Dampak dari transisi epidemologi ini salah satunya adalah meningkatnya belanja kebutuhan terhadap teknologi medis. Dalam konteks ini, untuk membicarakan kesehatan pun tak dapat melupakan soal industri yang bergulat dibelakangnya. Selain mempengaruhi tingginya biaya perawatan kesehatan, besarnya dorongan modal yang mendukung teknologi-teknologi tinggi dalam industri kesehatan membuat urusan kesehatan layaknya sebuah paket imperialisme medik. Hal inilah yang membuat sistem kesehatan bukan lagi sebuah sistem yang berdiri sendiri, yang hanya mengatur relasi tenaga medis dengan pasien.

Semakin panjangnya mata rantai dalam dunia kesehatan ini mengakibatkan sistem kesehatan yang ada menjadi semakin tidak demokratis. Sistem kesehatan menjadi sistem yang otoriter dan sulit terjangkau.Permasalahan yang muncul kemudian, tidak semua lapisan masyarakat mampu mengakses keberadaan teknologi-teknologi medis itu. Secara tidak langsung, melalui transisi epidemologi yang dibarengi dengan industrialisasi kesehatan yang semakin komplek, stratifikasi dalam masyarakat pun terlihat.

Tatkala transisi epidemologi itu terjadi, ada variabel yang patut dicermati, yakni menyangkut cara pandang masyarakat sendiri terhadap persoalan kesehatan. Persoalan kesehatan masih dipandang sebagai bagian yang berdiri sendiri, terpisah dari sistem yang lain. Keterpisahan kesehatan sebagai sistem yang komplek ini misalnya saja dapat dilihat dari cara pandang yang terwujud dalam perilaku-perilaku konsumsi masyarakat, seperti dalam pemilihan terhadap makanan.”Ketika makanan itu datang dari suatu sistem, mata rantai, pola hidup yang berbeda, jika ada masalah yang berhubungan dengan rantai makanan itu, kita terpaksa mengacu pada sistem obat dari luar,” ungkap P.M Laksono, Ph.D, Staf Peneliti Pusat Studi Asia Pasifik.
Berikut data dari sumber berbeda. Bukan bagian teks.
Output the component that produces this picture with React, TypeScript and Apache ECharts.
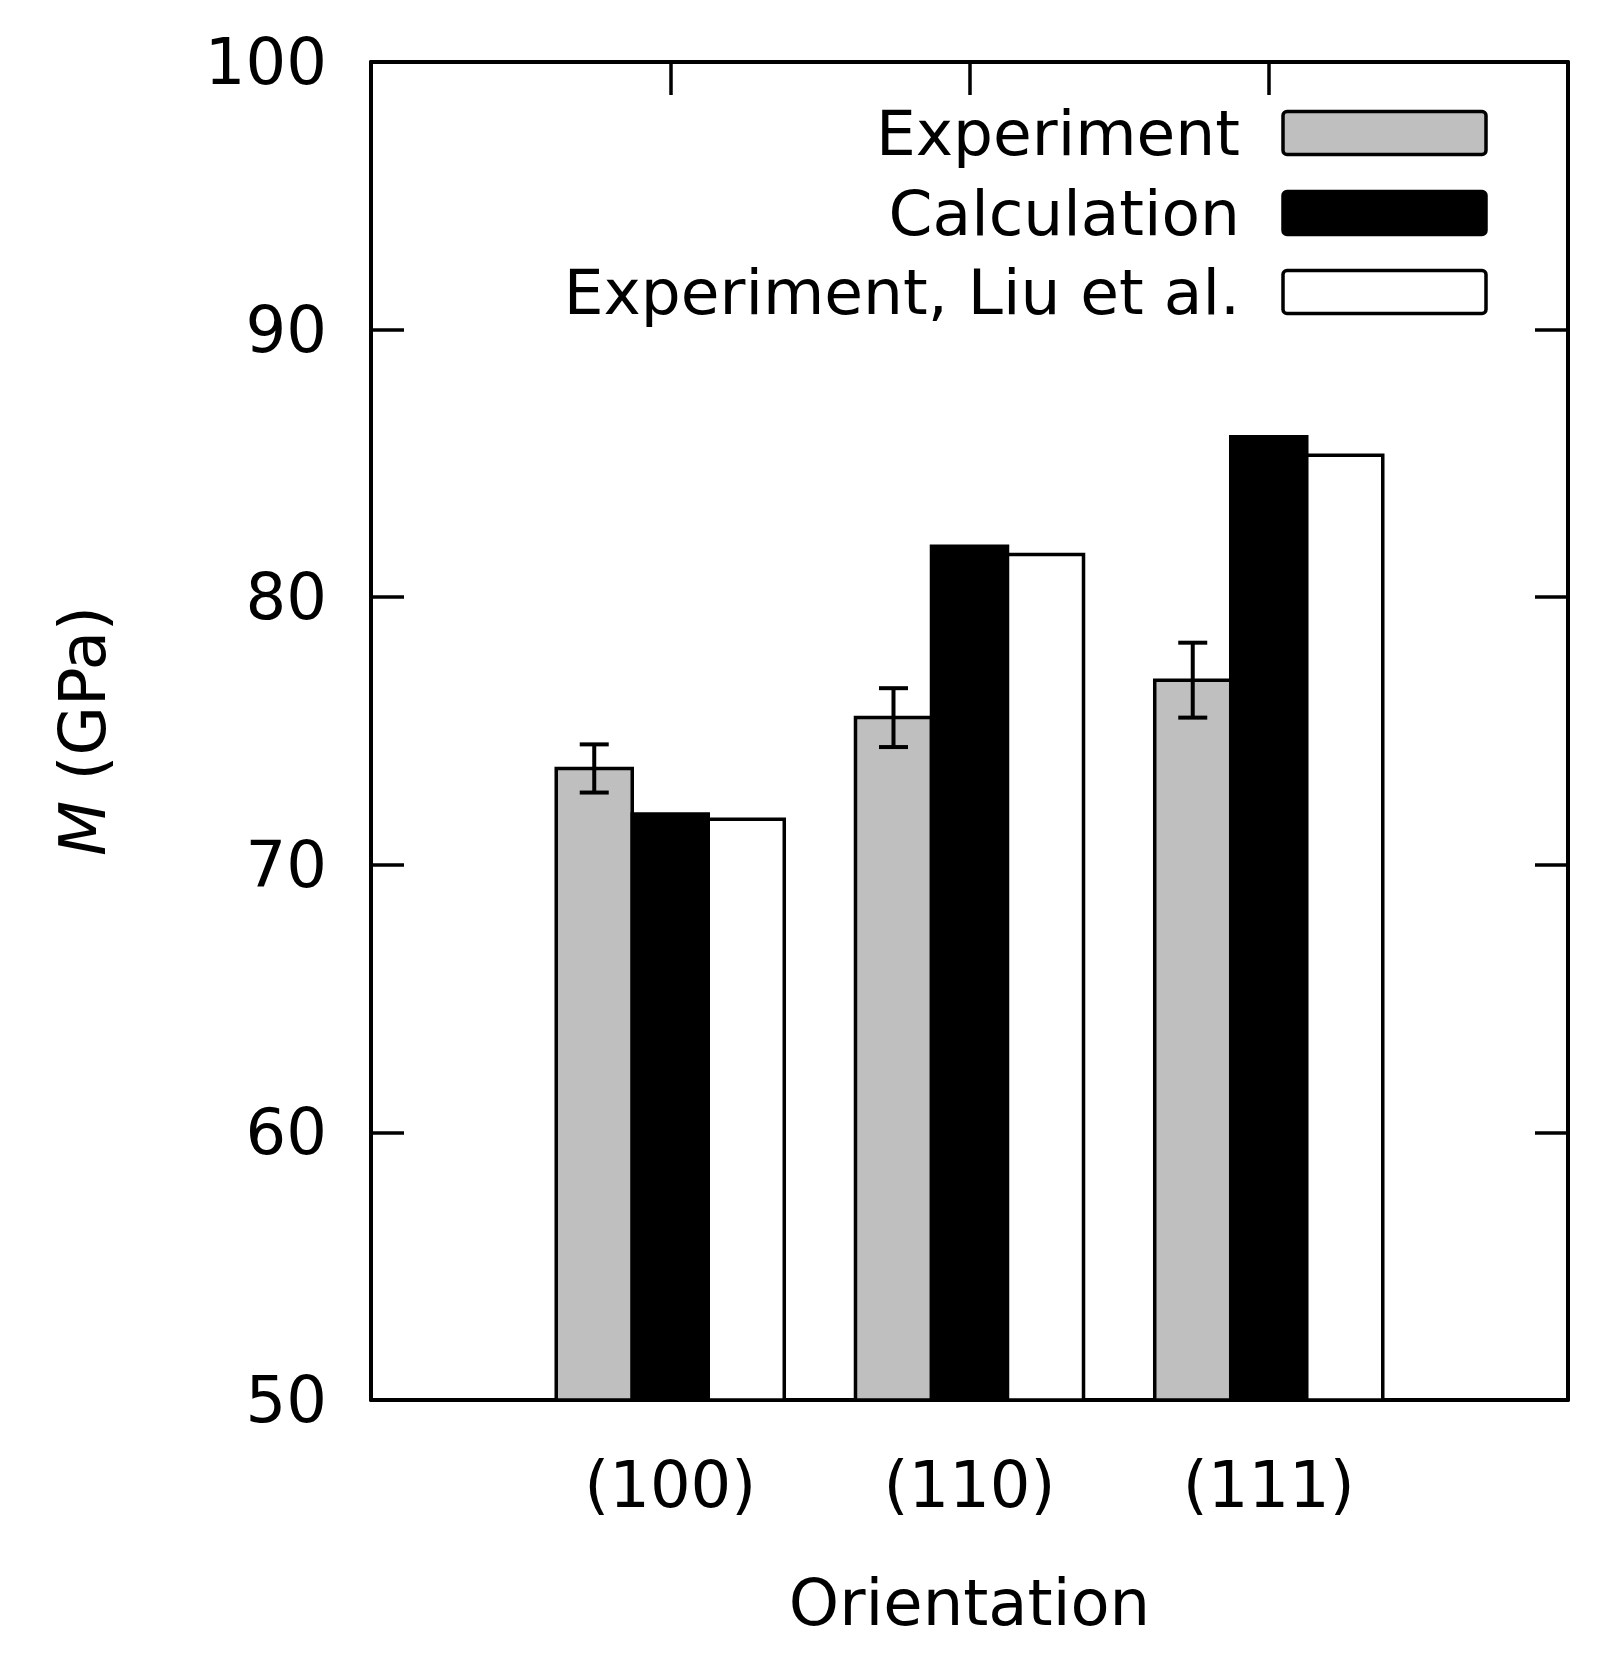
import React, { useEffect, useRef } from "react";
import * as echarts from "echarts";

const categories = ["(100)", "(110)", "(111)"];
const experiment = [73.6, 75.5, 76.9];
const experimentErr = [0.9, 1.1, 1.4];
const calculation = [71.9, 81.9, 86.0];
const liu = [71.7, 81.6, 85.3];
const seriesNames = ["Experiment", "Calculation", "Experiment, Liu et al."];
const yTicks = [50, 60, 70, 80, 90, 100];

const FONT = "DejaVu Sans";
const FS = 64;
const LEGEND_FS = 63;
const BAR_W = 0.254;
const Y_MIN = 50;
const Y_MAX = 100;
const GRAY = "#bfbfbf";

function barSeries(name: string, values: number[], offset: number, fill: string) {
  return {
    name,
    type: "custom",
    z: 2,
    data: values.map((v, i) => [i, v]),
    encode: { x: 0, y: 1 },
    renderItem: (_params: any, api: any) => {
      const c = api.value(0);
      const v = api.value(1);
      const p0 = api.coord([c + offset - BAR_W / 2, v]);
      const p1 = api.coord([c + offset + BAR_W / 2, Y_MIN]);
      return {
        type: "rect",
        shape: { x: p0[0], y: p0[1], width: p1[0] - p0[0], height: p1[1] - p0[1] },
        style: { fill, stroke: "#000", lineWidth: 3.5 },
      };
    },
  };
}

export default function App() {
  const ref = useRef<HTMLDivElement>(null);
  useEffect(() => {
    document.body.style.margin = "0";
    const chart = echarts.init(ref.current!, null, { renderer: "svg" });
    const axisLine = { show: true, onZero: false, lineStyle: { color: "#000", width: 4 } };
    const axisTick = { show: true, inside: true, length: 33, lineStyle: { color: "#000", width: 3.5 } };
    const legendCenters = [133, 213, 292];
    const legendFills = [GRAY, "#000", "#fff"];
    const graphic: any[] = [];
    seriesNames.forEach((n, i) => {
      graphic.push({
        type: "text",
        x: 1240,
        y: legendCenters[i],
        style: {
          text: n,
          fontFamily: FONT,
          fontSize: LEGEND_FS,
          fill: "#000",
          textAlign: "right",
          textVerticalAlign: "middle",
        },
      });
      graphic.push({
        type: "rect",
        shape: { x: 1283, y: legendCenters[i] - 21.5, width: 203, height: 43, r: 4 },
        style: { fill: legendFills[i], stroke: "#000", lineWidth: 3.5 },
      });
    });
    chart.setOption({
      animation: false,
      backgroundColor: "#fff",
      grid: { left: 371, right: 44, top: 62, bottom: 265 },
      xAxis: [
        {
          type: "value",
          min: -1,
          max: 3,
          interval: 1,
          position: "bottom",
          name: "Orientation",
          nameLocation: "middle",
          nameGap: 171,
          nameTextStyle: { fontFamily: FONT, fontSize: FS, color: "#000" },
          axisLine,
          axisTick,
          splitLine: { show: false },
          axisLabel: {
            margin: 53,
            fontFamily: FONT,
            fontSize: FS,
            color: "#000",
            formatter: (v: number) => categories[v] ?? "",
          },
        },
        {
          type: "value",
          min: -1,
          max: 3,
          interval: 1,
          position: "top",
          axisLine,
          axisTick,
          splitLine: { show: false },
          axisLabel: { show: false },
        },
      ],
      yAxis: [
        {
          type: "value",
          min: Y_MIN,
          max: Y_MAX,
          interval: 10,
          position: "left",
          name: "{i|M} (GPa)",
          nameLocation: "middle",
          nameGap: 256,
          nameTextStyle: {
            fontFamily: FONT,
            fontSize: FS,
            color: "#000",
            rich: { i: { fontStyle: "italic", fontFamily: FONT, fontSize: FS, color: "#000" } },
          },
          axisLine,
          axisTick,
          splitLine: { show: false },
          axisLabel: {
            margin: 44,
            fontFamily: FONT,
            fontSize: FS,
            color: "#000",
            formatter: (v: number) => (yTicks.includes(v) ? String(v) : ""),
          },
        },
        {
          type: "value",
          min: Y_MIN,
          max: Y_MAX,
          interval: 10,
          position: "right",
          axisLine,
          axisTick,
          splitLine: { show: false },
          axisLabel: { show: false },
        },
      ],
      series: [
        barSeries(seriesNames[0], experiment, -BAR_W, GRAY),
        barSeries(seriesNames[1], calculation, 0, "#000"),
        barSeries(seriesNames[2], liu, BAR_W, "#fff"),
        {
          name: "Experiment error",
          type: "custom",
          z: 3,
          data: experiment.map((v, i) => [i, v - experimentErr[i], v + experimentErr[i]]),
          encode: { x: 0, y: [1, 2] },
          renderItem: (_params: any, api: any) => {
            const c = api.value(0) - BAR_W;
            const lo = api.coord([c, api.value(1)]);
            const hi = api.coord([c, api.value(2)]);
            const hw = 14.5;
            const st = { stroke: "#000", lineWidth: 4 };
            return {
              type: "group",
              children: [
                { type: "line", shape: { x1: lo[0], y1: lo[1], x2: hi[0], y2: hi[1] }, style: st },
                { type: "line", shape: { x1: lo[0] - hw, y1: lo[1], x2: lo[0] + hw, y2: lo[1] }, style: st },
                { type: "line", shape: { x1: hi[0] - hw, y1: hi[1], x2: hi[0] + hw, y2: hi[1] }, style: st },
              ],
            };
          },
        },
      ],
      graphic,
    });
    return () => chart.dispose();
  }, []);
  return <div ref={ref} style={{ width: 1612, height: 1665 }} />;
}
Sayangnya, kesadaran akan hal ini tenggelam tatkala pandangan yang berkembang tentang makanan justru “you are what you eat”. Seseorang memilih makanan karena diajarkan, bukan karena pemenuhan kebutuhan fisiologis atau rasa lapar semata. Orang pun mencari representasi status dalam makanan yang dipilihnya.

Dalam pemisahan sistem kesehatan dengan sistem lainnya tersebut mengakibatkan masyarakat memberikan kedaulatan segala urusan kesehatannya ke tangan dokter dan mengakibatkan larisnya metode kuratif dalam dunia medis. Kesehatan akhirnya hanya dimaknai sebagai ketiadaan penyakit.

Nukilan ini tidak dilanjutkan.